We are also researching the possible impacts on investment returns at the asset class, sector and stock level. In making investment decisions on policyholder and shareholder assets, OMAM attempts to factor in the impact of HIV/AIDS on each specific investment.
 
     
 
 
Artwork created by children of Old Mutual employees for World AIDS Day. The artwork was created at an HIV/AIDS education workshop offered by Old Mutual during school holidays.
  Products and financial advice
Despite being the first company to offer a comprehensive financial advice service (Omucare) for people with a shortened life expectancy, including those who are HIV positive, product development remains a challenge and we continue to drive the development of suitable and affordable products.

While the company differentiates between different life risks to price its products, we do not discriminate unfairly on the basis of HIV status. New product development is being driven at both a company and industry level. This includes co-operation at an industry level in investigating the merits of providing compulsory mortgage insurance products for customers, irrespective of their HIV status.
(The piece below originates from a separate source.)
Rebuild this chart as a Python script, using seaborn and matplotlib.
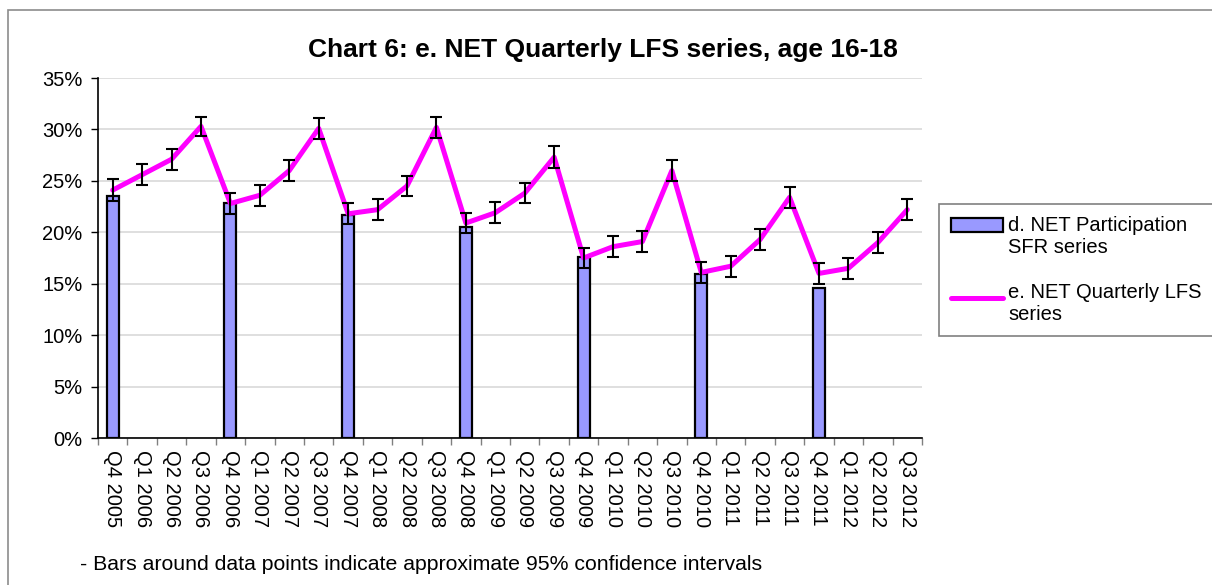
import numpy as np
import pandas as pd
import matplotlib
matplotlib.use("Agg")
import matplotlib.pyplot as plt
import seaborn as sns
from matplotlib.ticker import PercentFormatter
from matplotlib.patches import Rectangle, Patch
from matplotlib.lines import Line2D
from matplotlib.legend_handler import HandlerPatch, HandlerLine2D

# ---------------- data ----------------
quarters = ["Q4 2005", "Q1 2006", "Q2 2006", "Q3 2006", "Q4 2006", "Q1 2007", "Q2 2007",
            "Q3 2007", "Q4 2007", "Q1 2008", "Q2 2008", "Q3 2008", "Q4 2008", "Q1 2009",
            "Q2 2009", "Q3 2009", "Q4 2009", "Q1 2010", "Q2 2010", "Q3 2010", "Q4 2010",
            "Q1 2011", "Q2 2011", "Q3 2011", "Q4 2011", "Q1 2012", "Q2 2012", "Q3 2012"]

sfr_quarters = ["Q4 2005", "Q4 2006", "Q4 2007", "Q4 2008", "Q4 2009", "Q4 2010", "Q4 2011"]
sfr_values = [23.5, 22.8, 21.7, 20.5, 17.6, 15.9, 14.6]

lfs_values = [24.1, 25.6, 27.1, 30.3, 22.8, 23.6, 26.0, 30.1, 21.8, 22.2, 24.5, 30.2,
              20.9, 21.9, 23.8, 27.3, 17.5, 18.6, 19.1, 26.0, 16.1, 16.7, 19.3, 23.4,
              16.0, 16.5, 19.0, 22.2]
lfs_ci_half = [1.1, 1.0, 1.0, 0.95, 1.0, 1.0, 1.0, 1.0, 1.0, 1.0, 1.0, 1.0,
               1.0, 1.0, 1.0, 1.05, 1.0, 1.0, 1.0, 1.0, 1.0, 1.0, 1.0, 1.0,
               1.0, 1.0, 1.0, 1.0]

title = "Chart 6: e. NET Quarterly LFS series, age 16-18"
bar_label = "d. NET Participation\nSFR series"
line_label = "e. NET Quarterly LFS\nseries"
footnote = "- Bars around data points indicate approximate 95% confidence intervals"

# ---------------- style ----------------
sns.set_theme(style="white")
plt.rcParams["font.family"] = ["Liberation Sans", "DejaVu Sans"]
plt.rcParams["text.color"] = "black"
plt.rcParams["xtick.color"] = "black"
plt.rcParams["ytick.color"] = "black"
plt.rcParams["axes.labelcolor"] = "black"

W, H = 1212, 585
fig = plt.figure(figsize=(W / 100, H / 100), dpi=100)
fig.patch.set_facecolor("white")
ax = fig.add_axes([98 / W, 1 - 438 / H, 824 / W, 360 / H])

BAR_COLOR = "#9999FF"
LINE_COLOR = "#FF00FF"

df_bar = pd.DataFrame({"quarter": sfr_quarters, "value": sfr_values})
sns.barplot(data=df_bar, x="quarter", y="value", order=quarters, width=0.41,
            color=BAR_COLOR, saturation=1, edgecolor="black", linewidth=1.6,
            errorbar=None, ax=ax, zorder=2)

pos = np.arange(len(quarters))
df_line = pd.DataFrame({"pos": pos, "value": lfs_values})
sns.lineplot(data=df_line, x="pos", y="value", color=LINE_COLOR, linewidth=3.6,
             ax=ax, zorder=3)
ax.errorbar(pos, lfs_values, yerr=lfs_ci_half, fmt="none", ecolor="black",
            elinewidth=1.5, capsize=4.3, capthick=1.5, zorder=4)

# axes
ax.set_xlim(-0.5, len(quarters) - 0.5)
ax.set_ylim(0, 35)
ax.set_yticks(np.arange(0, 36, 5))
ax.yaxis.set_major_formatter(PercentFormatter(100, decimals=0))
ax.set_xlabel("")
ax.set_ylabel("")

ax.set_xticks(pos)
ax.set_xticklabels(quarters, rotation=-90, fontsize=14.5, ha="center", va="top",
                   color="black")
ax.set_xticks(np.arange(-0.5, len(quarters), 1), minor=True)
ax.tick_params(axis="x", which="major", length=0, pad=9, bottom=True)
ax.tick_params(axis="x", which="minor", length=5, width=1, color="#808080",
               direction="out", bottom=True)
ax.tick_params(axis="y", which="major", length=5, width=1, color="black",
               direction="out", left=True, labelsize=14.5, pad=6, labelcolor="black")

ax.yaxis.grid(True, color="#D9D9D9", linewidth=1.2)
ax.xaxis.grid(False)
ax.set_axisbelow(True)
for s in ["top", "right"]:
    ax.spines[s].set_visible(False)
for s in ["left", "bottom"]:
    ax.spines[s].set_color("black")
    ax.spines[s].set_linewidth(1.2)

# legend (handles aligned with first text line)
LEG_FS = 14.5
SHIFT = 0.6 * LEG_FS


class TopPatch(HandlerPatch):
    def create_artists(self, legend, orig_handle, xdescent, ydescent, width,
                       height, fontsize, trans):
        return super().create_artists(legend, orig_handle, xdescent,
                                      ydescent - SHIFT, width, height,
                                      fontsize, trans)


class TopLine(HandlerLine2D):
    def create_artists(self, legend, orig_handle, xdescent, ydescent, width,
                       height, fontsize, trans):
        return super().create_artists(legend, orig_handle, xdescent,
                                      ydescent - SHIFT, width, height,
                                      fontsize, trans)


bar_handle = Patch(facecolor=BAR_COLOR, edgecolor="black", linewidth=1.6, label=bar_label)
line_handle = Line2D([], [], color=LINE_COLOR, linewidth=3.6, label=line_label)
leg = fig.legend(handles=[bar_handle, line_handle], loc="upper left",
                 bbox_to_anchor=(939 / W, 1 - 204 / H), fontsize=LEG_FS,
                 frameon=True, fancybox=False, edgecolor="#808080", framealpha=1,
                 handlelength=2.6, handletextpad=0.25, labelspacing=1.3,
                 borderpad=0.6, borderaxespad=0,
                 handler_map={Patch: TopPatch(), Line2D: TopLine()})
leg.get_frame().set_linewidth(1.2)
for t in leg.get_texts():
    t.set_color("black")

# title & footnote
fig.text(603 / W, 1 - 50 / H, title, ha="center", va="center",
         fontsize=19, fontweight="bold", color="black")
fig.text(80 / W, 1 - 565 / H, footnote, ha="left", va="center", fontsize=15.3,
         color="black")

# outer border
fig.patches.append(Rectangle((8 / W, -0.05), 1.2, 1 - 10 / H + 0.05,
                             transform=fig.transFigure, fill=False,
                             edgecolor="#8C8C8C", linewidth=1.2))

fig.savefig("out.png", dpi=100)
Old Mutual currently provides a life cover product for HIV-positive customers and also places strong emphasis on consumer education. We have selected intermediaries who are empowered to provide appropriate advice to customers infected or affected by HIV/AIDS.

During the year under review, Old Mutual began moving away from using exclusion clauses on our new product ranges, and some life assurance products — albeit with limited cover — do not require HIV testing.

Another offering is a specific Disease Management Programme provided by Old Mutual Healthcare. This supports people living with HIV/AIDS. Professionally developed and managed, the programme focuses on early treatment, close monitoring and appropriate drug regimes. These are all key factors in effective management of the disease and in helping members enjoy healthier, more productive lives.